US should slap sanctions on ISI officials: Riedel
Stating that there are growing evidences that some elements of the ISI helped Osama bin Laden in hiding safely inside Pakistan, a former top CIA official has asked the US to slap sanctions against spy agency's those officials who are aiding and abetting terrorists.Updated: Jul 06, 2011 11:51 IST
Stating that there are growing evidences that some elements of the ISI helped Osama bin Laden in hiding safely inside Pakistan, a former top CIA official has asked the US to slap sanctions against spy agency's those officials who are aiding and abetting terrorists.
"We should tell the Pakistani army leadership that if we learn one of their officers is involved in harboring terrorists, planning terror operations, or tipping terrorist bomb factories off to drone raids, we will make it personal," said Bruce Riedel, a former CIA official and now a senior fellow in the Saban Center at the Brookings Institute.

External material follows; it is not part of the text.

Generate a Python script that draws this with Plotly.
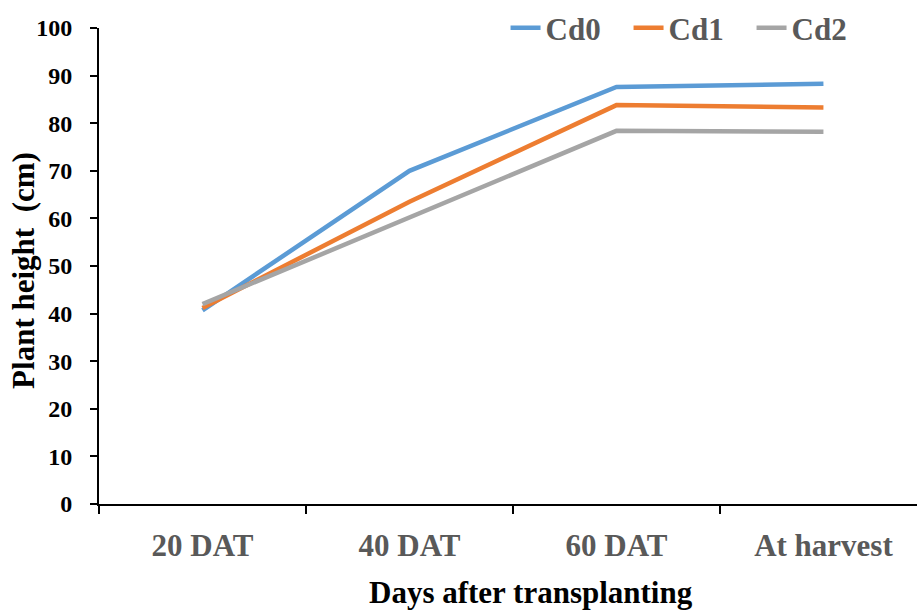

"Don't sanction the country or the ISI; sanction individuals. Hold them accountable. That officer will go on our terrorist most-wanted list, and we will seize his property if we can, arrest him if he travels, expel his kids from school here or in England, and—if he is truly dangerous enough—take direct action," he wrote in an article published by Tablet.
"We should not do this alone. We should get allies, especially the British, to help, since Pakistanis love to visit London and send their kids to school in the United Kingdom," said Riedel, who is the author of the book 'Embrace: Pakistan, America and the Future of the Global Jihad.'
He argued that the US will need a base to stage operations into Pakistan for the foreseeable future.
"We can hope al-Qaeda will implode soon, but we cannot count on that. The Arabian Sea is too far away," he noted.
"So, we need a US military presence in Afghanistan so we can continue to send drones and commandos over the Pakistani border. We don't need 100,000 troops in Afghanistan, but we do need Afghan permission to operate in that country for the long term. That is the other hard lesson of Abbottabad," he said.
Riedel said that there are growing evidences that some part of the ISI helped Osama bin Laden in hiding safely for more than five years in Abbottabad.
"Now the evidence is growing that at least some part of the ISI and the Pakistani army was, in fact, actively complicit in hiding Bin Laden for the past five years," he said.
Referring to a New York Times news report, Riedel said that bin Laden was in regular contact with the Harakat ul Mujahedin terror group, which the ISI created in the 1980s to fight India.
"The Harakat ul Mujahedin has loyally worked with the ISI for decades, and its members hijacked an Indian airliner in 1999 with al-Qaeda and the ISI. Fazlur Rehman Khalil, head of Harakat ul Mujahedin, lives openly in an Islamabad suburb," he said.
"If Harakat helped Bin Laden, it is not hard to imagine that someone in the ISI knew that the world's most wanted terrorist was been hidden somewhere inside Pakistan," Riedel said, adding that there is other circumstantial evidence of official Pakistani complicity in hiding Bin Laden.
"The commandant of the Kakul academy in 2006 was General Nadeem Taj, the right-hand man of former President Pervez Musharraf. After his service in Abbottabad, Taj became director general of the ISI in late 2007," he said.
"On his watch, the ISI blew up the Indian embassy in Kabul and Benazir Bhutto was murdered by al-Qaeda. The UN investigation of Benazir's murder held the ISI as possibly culpable," Riedel said.
Noting that in September 2008, the Bush Administration demanded that Taj be fired, Riedel said, instead, he was promoted to corps commander.
"The terrorist attacks on Mumbai came a month later, and we know the ISI helped plan that. Taj had the means and access in 2006 to help Bin Laden, and he is clearly a problematic partner. Not a smoking gun by any means, but suggestive," Riedel said.
Pakistan, he said, is home to more terrorists than any other country, many of them harbored by the Pakistani army and the ISI.
Bin Laden's deputy and now heir, Ayman al-Zawahiri, is probably somewhere nearby, he said.
"Khalid Sheikh Muhammad, the tactical maestro of the September 11 attacks, was living in Pakistan's military capital, Rawalpindi, when he was captured (albeit with the ISI’s help). Mullah Omar, head of the Afghan Taliban, was trained by the ISI and commutes between Quetta and Karachi," he said.
"Hafez Saed, head of Lashkar-e-Taiba and mastermind of the Mumbai massacre, lives and preaches openly in Lahore. Dawood Ibrahim, who killed hundreds with bombs on Mumbai’s metro in 1993, lives in Karachi. There are no secrets here—the south Asian press reports their hideouts on a regular basis," Riedel added.